Bakhmetevsky Bus Garage
From Wikipedia, the free encyclopedia
Bakhmetevsky Bus Garage was a public bus garage in Moscow, designed in 1926 by the architect Konstantin Melnikov and the engineer Vladimir Shukhov. The building, completed in 1927, was an early example of applying avant-garde architectural methodes to an industrial facility.
Contents |
[edit] Original design
In 1925, Melnikov travelled to Paris, supervising construction of his Soviet Pavillion at the Exposition Internationale des Arts Décoratifs et Industriels Modernes. There, he received private commissions for garage buildings integrated with bridges over Seine river. These drafts never got beyond concept stage, however, Melnikov found an economical layout that enabled parking large number of cars without ever using reverse gear.

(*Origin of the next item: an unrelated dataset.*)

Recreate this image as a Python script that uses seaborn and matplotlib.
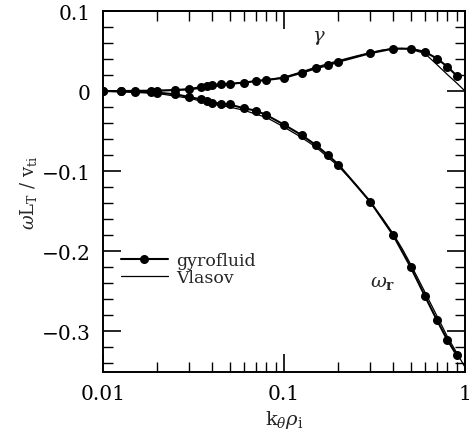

Back in Moscow, Melnikov saw a new fleet of Leyland buses tucked into a narrow yard in Bolshaya Ordynka Street. He approached city transportation board and quickly sold his idea for a free-flow garage. It was built on a large lot in Bakhmetevskaya Street, 11 (then a working class suburb north from Garden Ring; later, the street was renamed Obraztsova Street). Roof structure was designed by Vladimir Shukhov; next year, Melnikov and Shukhov worked together on another building, a horseshoe-shaped Novo-Ryazanskaya Street Truck Garage. Bakhmetevsky garage housed 104 buses on an area of 8500 square meters.

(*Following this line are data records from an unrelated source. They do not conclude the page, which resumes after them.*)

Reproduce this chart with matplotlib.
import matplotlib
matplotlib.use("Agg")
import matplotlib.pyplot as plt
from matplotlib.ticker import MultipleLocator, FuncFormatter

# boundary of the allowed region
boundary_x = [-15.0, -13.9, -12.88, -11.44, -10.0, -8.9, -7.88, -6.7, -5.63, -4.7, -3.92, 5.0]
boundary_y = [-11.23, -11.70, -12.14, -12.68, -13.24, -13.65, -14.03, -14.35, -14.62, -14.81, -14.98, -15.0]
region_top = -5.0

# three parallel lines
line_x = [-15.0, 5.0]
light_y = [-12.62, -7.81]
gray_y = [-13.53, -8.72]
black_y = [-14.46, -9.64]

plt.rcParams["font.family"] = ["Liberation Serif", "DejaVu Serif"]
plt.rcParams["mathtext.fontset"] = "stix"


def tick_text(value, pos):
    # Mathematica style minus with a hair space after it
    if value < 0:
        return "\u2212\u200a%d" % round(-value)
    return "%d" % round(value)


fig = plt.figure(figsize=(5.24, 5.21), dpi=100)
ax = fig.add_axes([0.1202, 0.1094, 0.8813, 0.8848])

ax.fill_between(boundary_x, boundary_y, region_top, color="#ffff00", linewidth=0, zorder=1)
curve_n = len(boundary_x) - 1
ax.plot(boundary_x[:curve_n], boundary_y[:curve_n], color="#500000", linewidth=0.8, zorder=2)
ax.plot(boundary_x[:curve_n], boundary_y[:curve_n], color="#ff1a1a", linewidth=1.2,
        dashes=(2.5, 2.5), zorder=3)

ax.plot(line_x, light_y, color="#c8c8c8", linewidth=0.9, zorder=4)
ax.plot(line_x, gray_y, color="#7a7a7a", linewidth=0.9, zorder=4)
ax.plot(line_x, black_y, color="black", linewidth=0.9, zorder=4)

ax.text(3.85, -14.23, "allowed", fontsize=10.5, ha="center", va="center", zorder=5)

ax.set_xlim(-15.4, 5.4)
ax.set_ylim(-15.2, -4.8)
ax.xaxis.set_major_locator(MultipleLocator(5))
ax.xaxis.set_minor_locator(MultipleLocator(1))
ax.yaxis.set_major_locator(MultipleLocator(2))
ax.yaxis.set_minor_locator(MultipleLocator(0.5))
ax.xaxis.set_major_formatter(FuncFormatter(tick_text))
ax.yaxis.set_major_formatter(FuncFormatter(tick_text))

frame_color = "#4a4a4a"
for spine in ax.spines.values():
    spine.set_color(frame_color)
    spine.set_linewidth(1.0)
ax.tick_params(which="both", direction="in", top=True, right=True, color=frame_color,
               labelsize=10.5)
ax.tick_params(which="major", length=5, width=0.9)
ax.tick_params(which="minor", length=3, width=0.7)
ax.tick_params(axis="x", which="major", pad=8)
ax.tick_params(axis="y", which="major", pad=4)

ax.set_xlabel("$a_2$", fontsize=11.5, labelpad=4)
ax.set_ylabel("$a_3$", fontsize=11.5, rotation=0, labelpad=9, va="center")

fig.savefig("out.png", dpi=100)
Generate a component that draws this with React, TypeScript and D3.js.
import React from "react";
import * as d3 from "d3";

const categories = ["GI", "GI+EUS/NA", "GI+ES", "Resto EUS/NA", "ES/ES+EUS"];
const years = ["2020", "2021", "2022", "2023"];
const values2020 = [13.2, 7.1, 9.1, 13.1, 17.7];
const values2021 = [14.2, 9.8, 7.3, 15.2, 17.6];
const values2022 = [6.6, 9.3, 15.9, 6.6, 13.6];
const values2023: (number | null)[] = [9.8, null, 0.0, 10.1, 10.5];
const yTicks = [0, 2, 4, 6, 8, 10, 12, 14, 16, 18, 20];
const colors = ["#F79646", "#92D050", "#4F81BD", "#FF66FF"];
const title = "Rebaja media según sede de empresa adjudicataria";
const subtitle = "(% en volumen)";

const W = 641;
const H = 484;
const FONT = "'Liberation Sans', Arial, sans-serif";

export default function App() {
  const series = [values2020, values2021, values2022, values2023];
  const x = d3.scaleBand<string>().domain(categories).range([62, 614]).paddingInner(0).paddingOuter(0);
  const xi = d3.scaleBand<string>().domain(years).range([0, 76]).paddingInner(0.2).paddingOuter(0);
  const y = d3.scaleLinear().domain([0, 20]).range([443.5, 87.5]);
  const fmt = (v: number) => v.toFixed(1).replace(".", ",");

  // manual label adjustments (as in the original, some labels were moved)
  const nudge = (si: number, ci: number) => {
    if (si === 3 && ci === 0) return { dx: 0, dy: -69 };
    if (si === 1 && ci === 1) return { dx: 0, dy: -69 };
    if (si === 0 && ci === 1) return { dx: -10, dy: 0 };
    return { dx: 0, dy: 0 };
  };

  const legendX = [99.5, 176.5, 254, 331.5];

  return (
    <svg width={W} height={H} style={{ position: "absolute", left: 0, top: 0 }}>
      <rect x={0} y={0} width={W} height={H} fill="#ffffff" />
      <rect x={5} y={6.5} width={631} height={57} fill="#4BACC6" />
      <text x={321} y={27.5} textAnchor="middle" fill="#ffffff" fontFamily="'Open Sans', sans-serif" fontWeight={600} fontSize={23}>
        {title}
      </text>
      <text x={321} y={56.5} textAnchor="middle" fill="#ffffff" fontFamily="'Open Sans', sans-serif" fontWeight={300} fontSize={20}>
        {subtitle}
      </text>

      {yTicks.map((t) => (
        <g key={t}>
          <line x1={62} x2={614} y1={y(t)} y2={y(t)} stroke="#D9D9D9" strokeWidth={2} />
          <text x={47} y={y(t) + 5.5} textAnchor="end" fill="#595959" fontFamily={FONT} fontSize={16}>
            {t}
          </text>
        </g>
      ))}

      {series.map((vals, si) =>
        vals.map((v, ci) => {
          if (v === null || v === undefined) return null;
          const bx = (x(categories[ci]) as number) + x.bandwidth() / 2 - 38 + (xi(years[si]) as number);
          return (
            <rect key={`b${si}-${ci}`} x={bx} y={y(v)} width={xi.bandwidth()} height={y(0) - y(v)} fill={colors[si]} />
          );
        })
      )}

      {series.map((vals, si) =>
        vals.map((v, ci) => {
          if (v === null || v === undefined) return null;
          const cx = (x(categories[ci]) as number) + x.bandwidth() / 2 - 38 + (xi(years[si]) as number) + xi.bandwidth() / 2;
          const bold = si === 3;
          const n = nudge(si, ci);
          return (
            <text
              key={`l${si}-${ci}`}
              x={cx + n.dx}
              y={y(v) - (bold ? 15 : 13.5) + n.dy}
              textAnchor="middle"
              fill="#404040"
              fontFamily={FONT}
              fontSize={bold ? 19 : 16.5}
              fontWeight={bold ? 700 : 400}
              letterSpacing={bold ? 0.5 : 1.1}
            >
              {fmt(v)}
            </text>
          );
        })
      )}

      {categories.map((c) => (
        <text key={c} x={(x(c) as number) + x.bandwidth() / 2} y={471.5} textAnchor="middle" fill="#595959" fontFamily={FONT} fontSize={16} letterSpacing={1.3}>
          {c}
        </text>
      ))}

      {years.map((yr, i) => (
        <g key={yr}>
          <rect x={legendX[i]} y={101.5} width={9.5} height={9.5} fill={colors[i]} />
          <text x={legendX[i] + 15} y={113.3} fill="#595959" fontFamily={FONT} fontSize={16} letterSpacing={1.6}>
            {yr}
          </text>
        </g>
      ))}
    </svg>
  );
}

Bakhmetevsky Garage, sometimes associated with constructivist architecture, was in fact styled in an indefinite red-brick industrial livery; circular windows in the attic are the only avant-garde features (and even these were destroyed decades ago). What makes it stand out as an avant-garde landmark is its unorthodox, parallelogram-shaped floorplan and the subsequent influence on later industrial designs.
[edit] Later development
The whole project was more than just a garage. Melnikov also designed workshops and office buildings on the same lot, filling the irregular voids made by placing a parallelogram-shaped garage on a larger, rectangular lot. His original, unpublished 1927 master plan was found in 1999, in preparation to Melnikov memorial exhibition, and served as a base for 2003 redevelopment plan. However, in 1928 Melnikov changed this plan, and, after completing the office buiding himself, passed construction management to Andrey Kurochkin.

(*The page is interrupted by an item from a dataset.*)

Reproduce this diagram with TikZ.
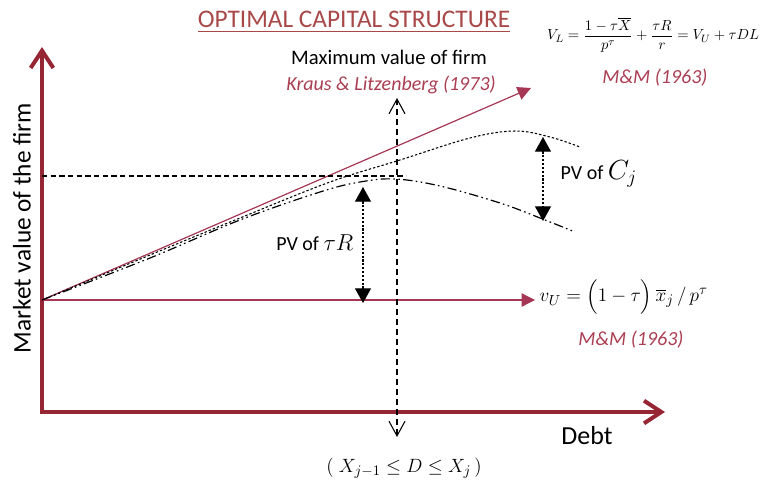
\documentclass[tikz,border=0pt]{standalone}
\usepackage{amsmath}
\usepackage{fontspec}
\setmainfont{Carlito}
\usetikzlibrary{arrows.meta}
\definecolor{axisred}{RGB}{150,38,52}
\definecolor{linered}{RGB}{165,55,85}
\definecolor{textred}{RGB}{170,62,82}
\definecolor{titlered}{RGB}{168,72,72}

\begin{document}
\begin{tikzpicture}[x=0.75pt,y=-0.75pt,
  axis/.style={draw=axisred,line width=3pt,line join=miter,
    {Straight Barb[length=13pt,width=17pt]}-{Straight Barb[length=13pt,width=17pt]}},
  redline/.style={draw=linered,line width=0.9pt,-{Triangle[length=10pt,width=10pt]}},
  pvarrow/.style={line width=0.8pt,dash pattern=on 1.6pt off 1.3pt,
    {Triangle[length=11pt,width=12pt]}-{Triangle[length=11pt,width=12pt]}},
  cite/.style={text=textred,font=\fontsize{15}{18}\selectfont\itshape}]
\useasboundingbox (0,0) rectangle (766,482);

% axes
\coordinate (ytop) at (42,47);
\coordinate (O) at (42,412);
\coordinate (xend) at (665,412);
\draw[axis] (ytop) -- (O) -- (xend);

% straight lines from the intercept
\coordinate (V0) at (42,300);
\coordinate (VU) at (535,300);
\coordinate (VL) at (531,88);
\draw[redline] (V0) -- (VU);
\draw[redline] (V0) -- (VL);

% value curves
\draw[line width=0.8pt,dash pattern=on 1.8pt off 1.5pt] plot[smooth,tension=0.6]
  coordinates {(V0) (150,255) (240,218) (330,182) (400,160) (470,138) (515,131) (550,137) (580,147)};
\draw[line width=0.9pt,dash pattern=on 7pt off 2.5pt on 1.2pt off 2.5pt on 1.2pt off 2.5pt] plot[smooth,tension=0.6]
  coordinates {(V0) (150,258) (240,220) (320,192) (360,182) (395,179) (440,186) (500,203) (540,218) (575,232)};

% maximum value
\coordinate (hL) at (42,176);
\coordinate (hR) at (406,176);
\draw[line width=0.8pt,dash pattern=on 4pt off 2.5pt] (hL) -- (hR);
\coordinate (vtop) at (397,98);
\coordinate (vbot) at (397,437);
\draw[line width=0.8pt,dash pattern=on 4.5pt off 3pt,
  {Straight Barb[length=11pt,width=12pt]}-{Straight Barb[length=11pt,width=12pt]}] (vbot) -- (vtop);

% present values
\coordinate (trA) at (363,187);
\coordinate (trB) at (363,303);
\draw[pvarrow] (trA) -- (trB);
\coordinate (cjA) at (543,137);
\coordinate (cjB) at (543,221);
\draw[pvarrow] (cjA) -- (cjB);

\node (pvtr) at (358,243) [anchor=east] {\fontsize{15}{18}\selectfont PV of \fontsize{19}{22}\selectfont$\tau R$};
\node (pvcj) at (556,174) [anchor=west] {\fontsize{15}{18}\selectfont PV of \fontsize{22}{24}\selectfont$C_{j}$};

% titles and texts
\node (title) at (354,22) [text=titlered] {\fontsize{19}{22}\selectfont\underline{OPTIMAL CAPITAL STRUCTURE}};
\node (maxval) at (389,57) {\fontsize{15.5}{18}\selectfont Maximum value of firm};
\node (kraus) at (391,85) [cite] {Kraus \& Litzenberg (1973)};
\node (vlform) at (653,35) [inner sep=0pt] {\fontsize{11}{13}\selectfont$V_L = \dfrac{1-\tau\overline{X}}{p^{\tau}} + \dfrac{\tau R}{r} = V_U + \tau DL$};
\node (mmtop) at (655,78) [cite] {M\&M (1963)};
\node (vuform) at (535,297) [anchor=west] {\fontsize{15}{18}\selectfont$v_{U} = \Bigl(1-\tau\Bigr)\,\overline{x}_{j}\,/\,p^{\tau}$};
\node (mmbot) at (631,340) [cite] {M\&M (1963)};
\node (debt) at (587,436) {\fontsize{19.5}{22}\selectfont Debt};
\node (range) at (404,468) {\fontsize{15}{18}\selectfont$(\;X_{j-1} \le D \le X_{j}\,)$};
\node (ylabel) at (22,228) [rotate=90] {\fontsize{19}{22}\selectfont Market value of the firm};
\end{tikzpicture}
\end{document}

[edit] Preservation attempts
In 1990, the ageing Garage was listed as an architectural memorial. In 2001, bus company vacated the building and the City Hall donated it to Moscow Hasidic Jewish Community Center for redevelopment, on condition that the Community Center builds a public school on the same lot and returns it to the City. Community Center approached architect Alexey Vorontsov to design the whole project. Before the drafts were completed, in 2001, the builders removed the roofing and began disassembly of Shukhov's roof trusses, destroying eight spans. Public intervention suspended further destruction; Vorontsov persuaded the client to hire a professional restoration bureau to assess the extent and cost of preservation. Eventually, in 2003 Community Center and the authorities agreed upon a compromise development plan by Vorontsov that would retain original exterior walls. The future public school would incorporate the facade of Melnikov's 1928 office building.
As of March, 2007, the building behind the wall looks as abandoned as it was in 2001, with no sign of construction crew. Nearby billboard indicates that construction is scheduled to complete in 2010.